Thank you for sharing this with everyone! What an amazing experience. Thank you for being His hands and feet! Praying for you to have a peaceful transition.
Anna, thank you for sharing your heart, clothes, time, laughter and tears with my girl! You guys have formed a lifelong friendship and I’m excited to see what God has in store for your future! He’s got this and He’s got you!
Anna, I have followed your race place to place through your Mom’s posts. I pray that Father will help you keep this burning desire to trust him fully and walk in His freedom. I’m sorry for your disappointment in coming home early. I am eager to hear what’s next. There’s a reason you are here now. I’ll be excited to hear what you are called to next. God’s speed to you, Sweet Girl.
Hey Anna. I have been following your journey since meeting your Mom at a Reflexology workshop. You are a brave and bold follower of Christ and you have inspired me in my own walk. I am so sorry your mission was cut short, but I pray that you continue doing God’s good work here. May God bless you and your friends you made in the mission field. May you feel the Holy Spirit with you in this time of transition. May you continue to be a light for God in whatever lies ahead for you. Take care. Great things are in store for you.
Sincerely,
Helen Ashbee
i’m so proud of you and i will miss you and our stupid cambodian fan:)
You are FREE in the name of Jesus and you are a Light to the rest of the world. You are being sent home because that is where you are needed. He places His warriors strategically! You will continue to feed your soul with His word, your praise, your music and your memories. Bless you sweet angel Anna!

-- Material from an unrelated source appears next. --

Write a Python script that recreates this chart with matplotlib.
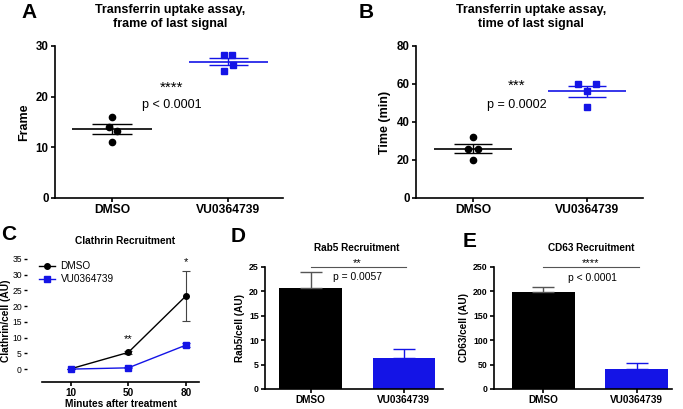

I love you sweet baby. I know the Lord has been using you and has a plan for your life. I know he will show you the way. I can’t wait until I can put my arms around you. Your daddy said
“You know you can’t see her for a WEEK. “ ??I love you sweetheart ??????
Anna’s,
My sweet girl… I am so stinking proud of you. You heard God’s call. You listened to Him. You did try and fight back and argue but… you surrendered ALL to Him. You are brave. You are strong. You are capable of so many things. Continue to listen to Him and be ready…. He’s not done with you yet.